Magi e Schiavone riportano di essere arrivati nel CPR intorno alle 22.30, dove sono stati accolti da un soprintendente di polizia in assetto antisommossa, con casco in testa e manganello in mano, e di aver potuto visitare la zona verde del centro, quella dove si trovava il cittadino georgiano prima di essere arrestato. Raccontano di una grossa tensione palpabile all’interno e della presenza incombente degli agenti che hanno guidato la loro visita.

Magi racconta di aver appreso che quella sera stessa erano stati sequestrati tutti i telefoni cellulari degli ospiti della zona verde e di aver potuto raccogliere delle testimonianze – di reclusi ma anche di un’operatrice dell’ente gestore e di un poliziotto – su quanto accaduto il 14 gennaio, tutti unanimi nel negare che ci fosse stata una rissa e concordi nel riportare che si era trattato invece di una colluttazione fra Vakhtang ed un giovane nordafricano nel cortile con le sbarre antistanti le stanze, con il primo che ha avuto la meglio. Tutti gli ospiti hanno riferito poi di un intervento molto pesante delle forze di polizia, sostenendo che dieci agenti sono intervenuti per immobilizzare il cittadino georgiano, colpirlo ripetutamente dietro la nuca e sulla schiena ed infine trascinarlo via come un cane tirandolo per i piedi.

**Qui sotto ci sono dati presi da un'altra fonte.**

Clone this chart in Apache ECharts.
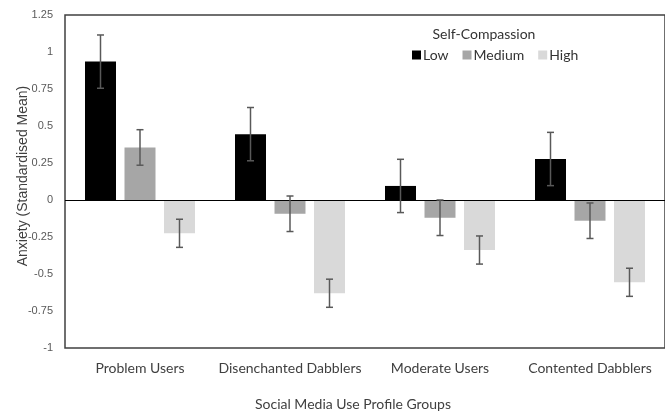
<!DOCTYPE html>
<html>
<head>
<meta charset="utf-8">
<script src="https://cdn.jsdelivr.net/npm/echarts@6/dist/echarts.min.js"></script>
<style>html,body{margin:0;padding:0;background:#fff}#c{width:665px;height:411px}</style>
</head>
<body>
<div id="c"></div>
<script>
var categories = ['Problem Users', 'Disenchanted Dabblers', 'Moderate Users', 'Contented Dabblers'];
var seriesNames = ['Low', 'Medium', 'High'];
var lowValues = [0.935, 0.445, 0.095, 0.277];
var mediumValues = [0.355, -0.093, -0.12, -0.14];
var highValues = [-0.225, -0.63, -0.338, -0.556];
var lowErr = [0.18, 0.18, 0.18, 0.18];
var mediumErr = [0.12, 0.12, 0.12, 0.12];
var highErr = [0.095, 0.095, 0.095, 0.095];
var yTicks = { min: -1, max: 1.25, interval: 0.25 };

var colors = ['#000000', '#a6a6a6', '#d9d9d9'];
var values = [lowValues, mediumValues, highValues];
var errs = [lowErr, mediumErr, highErr];
var BAR_W = 31, GAP = 8.5;

var chart = echarts.init(document.getElementById('c'));
var series = [];
values.forEach(function (v, i) {
  var s = {
    name: seriesNames[i], type: 'bar', data: v, barWidth: BAR_W, barGap: (GAP / BAR_W * 100) + '%',
    itemStyle: { color: colors[i] }, emphasis: { disabled: true }, z: 2
  };
  if (i === 0) {
    s.markLine = {
      silent: true, symbol: ['none', 'none'], label: { show: false },
      lineStyle: { color: '#000', width: 1, type: 'solid' },
      data: [{ yAxis: 0 }], z: 5, animation: false
    };
  }
  series.push(s);
});
values.forEach(function (v, i) {
  series.push({
    type: 'custom', z: 10, silent: true,
    data: v.map(function (m, k) { return [k, m - errs[i][k], m + errs[i][k]]; }),
    renderItem: function (params, api) {
      var off = (i - 1) * (BAR_W + GAP);
      var lo = api.coord([api.value(0), api.value(1)]);
      var hi = api.coord([api.value(0), api.value(2)]);
      var x = lo[0] + off, cap = 3.5;
      var st = { stroke: '#595959', lineWidth: 1.5 };
      return { type: 'group', children: [
        { type: 'line', shape: { x1: x, y1: lo[1], x2: x, y2: hi[1] }, style: st },
        { type: 'line', shape: { x1: x - cap, y1: lo[1], x2: x + cap, y2: lo[1] }, style: st },
        { type: 'line', shape: { x1: x - cap, y1: hi[1], x2: x + cap, y2: hi[1] }, style: st }
      ] };
    }
  });
});

chart.setOption({
  animation: false,
  backgroundColor: '#fff',
  grid: { left: 65, right: -3, top: 15, bottom: 63, show: true, borderColor: '#404040', borderWidth: 1.5, backgroundColor: 'transparent' },
  legend: {
    data: seriesNames, left: 412, top: 48, padding: 0, icon: 'rect', itemWidth: 9, itemHeight: 9, itemGap: 14,
    textStyle: { fontFamily: 'Lato', fontSize: 14, color: '#333', padding: [0, 0, 0, -3] }
  },
  graphic: [
    { type: 'text', x: 484, y: 34, style: { text: 'Self-Compassion', font: '14px Lato', fill: '#333', align: 'center', verticalAlign: 'middle' } },
    { type: 'text', x: 23, y: 176, rotation: Math.PI / 2, style: { text: 'Anxiety (Standardised Mean)', font: '14px "Liberation Sans"', fill: '#404040', align: 'center', verticalAlign: 'middle' } },
    { type: 'text', x: 353, y: 404, style: { text: 'Social Media Use Profile Groups', font: '14px Lato', fill: '#404040', align: 'center', verticalAlign: 'middle' } }
  ],
  xAxis: {
    type: 'category', data: categories,
    axisLine: { show: false, onZero: false }, axisTick: { show: false },
    axisLabel: { interval: 0, fontFamily: 'Lato', fontSize: 14, color: '#404040', margin: 13 }
  },
  yAxis: {
    type: 'value', min: yTicks.min, max: yTicks.max, interval: yTicks.interval,
    axisLine: { show: false }, axisTick: { show: false }, splitLine: { show: false },
    axisLabel: { fontFamily: 'Liberation Sans', fontSize: 11, color: '#595959', margin: 12 }
  },
  series: series
});
</script>
</body>
</html>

Durante la seconda visita avvenuta nella tarda mattinata di lunedì 20 – effettuata solo da Magi perché a Schiavone è stato negato l’accesso – altri trattenuti, appartenenti questa volta alla zona rossa, hanno confermato la ricostruzione rispetto all’intervento delle forze di polizia contro Vakhtang, episodio che avevano potuto vedere direttamente dalla finestra sul retro della loro stanza. Hanno inoltre aggiunto il racconto di quanto accaduto nel pomeriggio del 16 gennaio, quando il cittadino georgiano – da quel che sappiamo – è stato riportato al CPR dopo un giorno di carcere a Gorizia, ma collocato nella zona rossa: versava in condizioni molto critiche, non riusciva a stare in posizione eretta e, nonostante le richieste di aiuto, ha vissuto un’ultima notte di agonia fino a quando, praticamente in uno stato di incoscienza, venne portato via con l’autoambulanza. È morto di lì a poche ore.

Magi riporta inoltre un’altra indicazione, riferita ovviamente anche a chi sta seguendo le indagini all’interno della Procura di Gorizia: nella notte tra lunedì e martedì due cittadini egiziani, che avevano entrambi raccontato ciò che avevano visto, sono stati espulsi, così come è stato rimpatriata un’altra persona presente nel momento in cui sarebbe avvenuto il pestaggio e che aveva rilasciato una ricostruzione assolutamente convergente con quelle degli altri ospiti.

 

Ricostruire quanto accaduto

Schiavone sottolinea la presenza di tre fondamentali elementi da valutare per ricostruire correttamente i fatti: le testimonianza dei trattenuti, il risultato dell’autopsia (rinviata per permettere alla famiglia di nominare un perito di parte) e le registrazioni video: sono infatti presenti circa 200 telecamere dentro la struttura, che coprono al centimetro tutti gli spazi tranne gli interni delle stanze (per motivi di privacy) e i locali riservati alla polizia.

Schiavone si sofferma soprattutto sull’importanza dell’ascolto dei trattenuti: sono tutti espellendi, cioè persone lì per essere espulse, e c’è il rischio di ritrovarsi in uno scenario di eliminazione dei testimoni. Le deposizioni devono inoltre essere raccolte secondo modalità precise, in locali esterni e con interpreti che non sono quelli del centro, al fine di renderle veramente libere.

Dovrà infine essere accertata la condizione di salute di Vakhtang, sia al momento dell’ingresso nel carcere sia quando ha fatto ritorno al CPR, e le responsabilità dell’infermeria, la cui apertura è prevista anche in orario notturno.

È necessaria una rigorosa ricostruzione dei fatti per poter escludere con certezza che non si tratta di un nuovo caso Cucchi e che non ci sia in corso un imponente depistaggio.